Sunday, May 19, 2013

Spring has sprung - Wood element thrives!

Wood is the element of spring in Chinese 5-Element Thinking and it represents qualities of growth, change, movement, and the irrepressible urge to push forward and up - even through cracks in the cement.  People can feel like life starts to move really quickly in spring and the changing of the gears from winter's quiet to spring's action can be a little hurkey-jerkey at times.  I sometimes feel that I have to hold on to my hat!

If lots of projects to begin and winter-things to put away begin to feel like too much and especially if that feeling of too much leads to self criticism (why can't I do it all?) it can be helpful to find some quiet moments to touch base with what still lingers of winter's water - deep, still, quiet, wise water - to help us remember what is most important to us and to feel a well-spring of satisfaction in what we do choose to do.  Even asking questions like "What is important to me?" and "How can I feel that more?" can help ground us in times when things feel they are moving a little too fast.

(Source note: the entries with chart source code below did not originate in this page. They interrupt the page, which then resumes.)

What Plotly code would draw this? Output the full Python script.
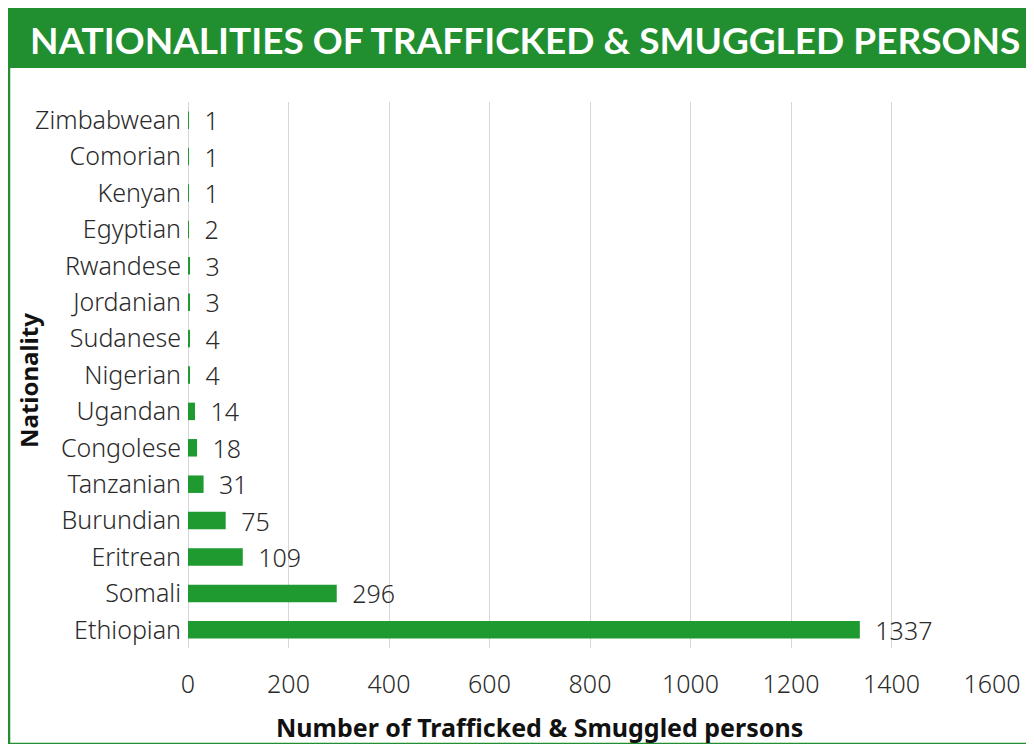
import plotly.graph_objects as go

nationalities = ["Zimbabwean", "Comorian", "Kenyan", "Egyptian", "Rwandese", "Jordanian",
                 "Sudanese", "Nigerian", "Ugandan", "Congolese", "Tanzanian", "Burundian",
                 "Eritrean", "Somali", "Ethiopian"]
counts = [1, 1, 1, 2, 3, 3, 4, 4, 14, 18, 31, 75, 109, 296, 1337]
x_ticks = [0, 200, 400, 600, 800, 1000, 1200, 1400, 1600]

# page body has an 8px margin: figure pixel = reference pixel - 8
OFF = 8
W, H = 1034 - OFF, 752 - 2 * OFF
L, R, T, B = 188 - OFF, 42, 102 - OFF, 104 - OFF
pw, ph = W - L - R, H - T - B

def px_x(p):
    return (p - OFF - L) / pw

def px_y(p):
    return (H - B - (p - OFF)) / ph

GREEN = "#1f9a31"
HEADER = "#218f30"
FONT = "Noto Sans"
TXT = "#2a2a2a"

fig = go.Figure(go.Bar(
    x=counts, y=nationalities, orientation="h",
    marker=dict(color=GREEN, line=dict(width=0)),
    width=0.48,
    text=counts, texttemplate="\u2002%{x}", textposition="outside",
    constraintext="none",
    textfont=dict(family=FONT, size=25, color=TXT, weight=300),
    cliponaxis=False,
))

fig.update_layout(
    width=W, height=H,
    margin=dict(l=L, r=R, t=T, b=B, autoexpand=False),
    paper_bgcolor="white", plot_bgcolor="white",
    showlegend=False,
    font=dict(family=FONT, size=25, color=TXT),
    xaxis=dict(range=[0, 1600], tickvals=x_ticks, showgrid=True, gridcolor="#d6d6d6",
               gridwidth=1, zeroline=True, zerolinecolor="#d6d6d6", zerolinewidth=1,
               showline=False, ticks="", ticklabelstandoff=19,
               tickfont=dict(family=FONT, size=25, color=TXT, weight=300)),
    yaxis=dict(autorange="reversed", showgrid=False, showline=False, ticks="",
               ticklabelstandoff=6,
               tickfont=dict(family=FONT, size=25, color=TXT, weight=300)),
    shapes=[
        dict(type="rect", xref="paper", yref="paper",
             x0=px_x(9), x1=px_x(1032), y0=px_y(744), y1=px_y(9),
             line=dict(color=HEADER, width=2.5), fillcolor="rgba(0,0,0,0)", layer="below"),
        dict(type="rect", xref="paper", yref="paper",
             x0=px_x(8), x1=px_x(1034), y0=px_y(68), y1=px_y(9),
             line=dict(width=0), fillcolor=HEADER, layer="below"),
    ],
    annotations=[
        dict(text="<b>NATIONALITIES OF TRAFFICKED &amp; SMUGGLED PERSONS</b>",
             xref="paper", yref="paper", x=px_x(525), y=px_y(40),
             xanchor="center", yanchor="middle", showarrow=False,
             font=dict(family="Lato", size=37, color="white")),
        dict(text="<b>Number of Trafficked &amp; Smuggled persons</b>",
             xref="paper", yref="paper", x=px_x(539), y=px_y(727),
             xanchor="center", yanchor="middle", showarrow=False,
             font=dict(family=FONT, size=25, color="#111111")),
        dict(text="<b>Nationality</b>", textangle=-90,
             xref="paper", yref="paper", x=px_x(28), y=px_y(381),
             xanchor="center", yanchor="middle", showarrow=False,
             font=dict(family=FONT, size=24, color="#111111")),
    ],
)

fig.write_html("out.html")
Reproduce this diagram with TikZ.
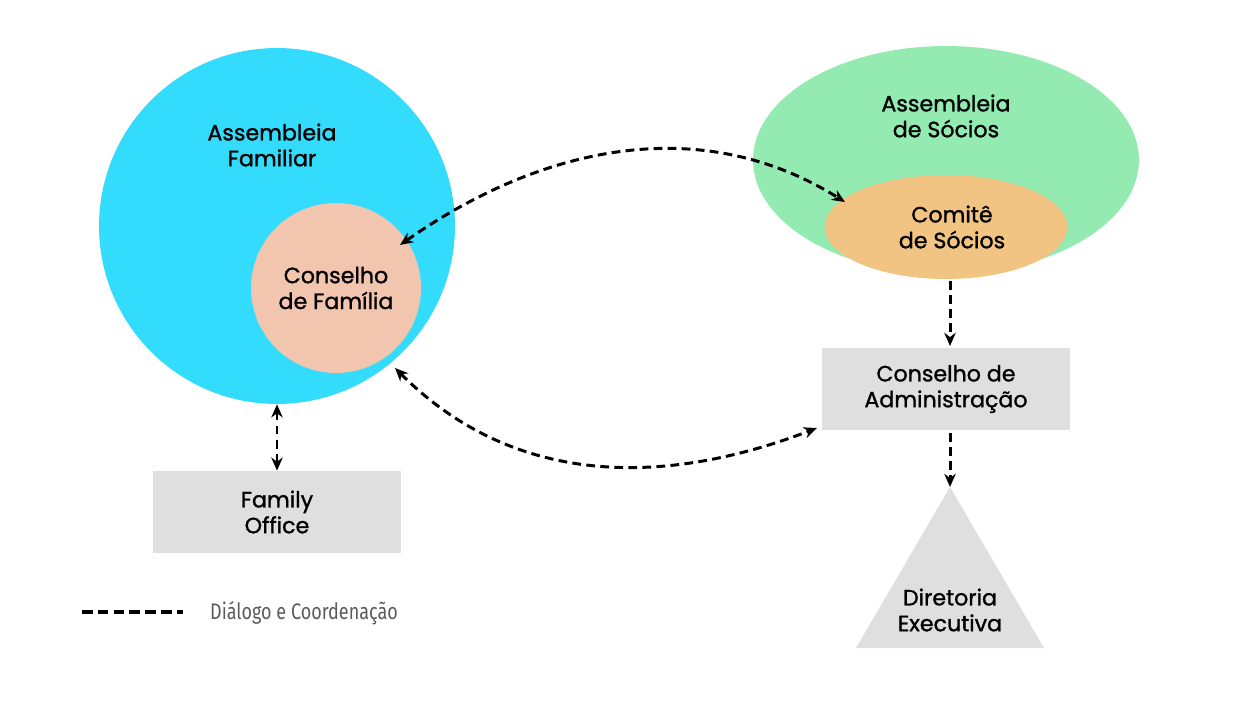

Of course, there is also just enjoying the ride and going with all the great, outward moving, expressive, change-the-world-for-the-positive energy of spring and letting go of any encumbrances that prevent us from enjoying all the newness.

Today I joined a group of volunteers on a roadside planting project along Highway 20 between Winthrop and Twisp that my lovely friend Joyce keeps alive.  In spring and fall, we weed invasive plants and plant native plants along this section of road.  I have not been involved as long as many of the valiant "road warriors" as Joyce calls us, but I have been learning alot over the few seasons that I have participated.  Because this spring has been warm and dry so far, an invasive, annual grass called Poa bulbosa was already starting to seed and the natives that have been planted were looking a bit parched.

Small projects like this fit into and are affected by a larger ecological landscape and it can feel discouraging to try to remove weeds that are actually better adapted to disturbed roadsides than are native plants.  Invasive weeds are strongly "wood" - they can and do push up through concrete - better than some of the more delicate native plants.  Their ability to invade and take over is actually part of the ecology of ecosystem recovery - rapidly colonizing and reproducing plants are designed to repair and cover the earth after disturbances.  These days, we humans create many small and large disturbances of the earth as our populations grow and we extend the areas we affect by our residential, industrial,  infrastructural development.  I once read a beautiful poem about how weeds are the blanket that mother earth pulls up to cover herself after she has been raped (I am still trying to find that poem and will post it here when I do - it was in a catalog of Horizon Herbs).  This poem changed my feeling of anger and frustration about the aggressive nature of weeds and the way they can overpower native plants to one of gratitude for their swiftness and put the responsibility for their take over of native plants back squarely where it belongs - in our hands.

In the same way that we can forget to priortize the protection of landscapes we love and that nurture us by our need to push ahead and develop, we can let our time be over run by weedy deeds - things we don't really need to do but that we just start doing, one after another, because...because....why was that again?.....   What are all the ways we can balance the joy of newness and creation and pushing forward and doing with wisdom and reverence for what is valuable?  This spring, I would like to live with this question for a spell.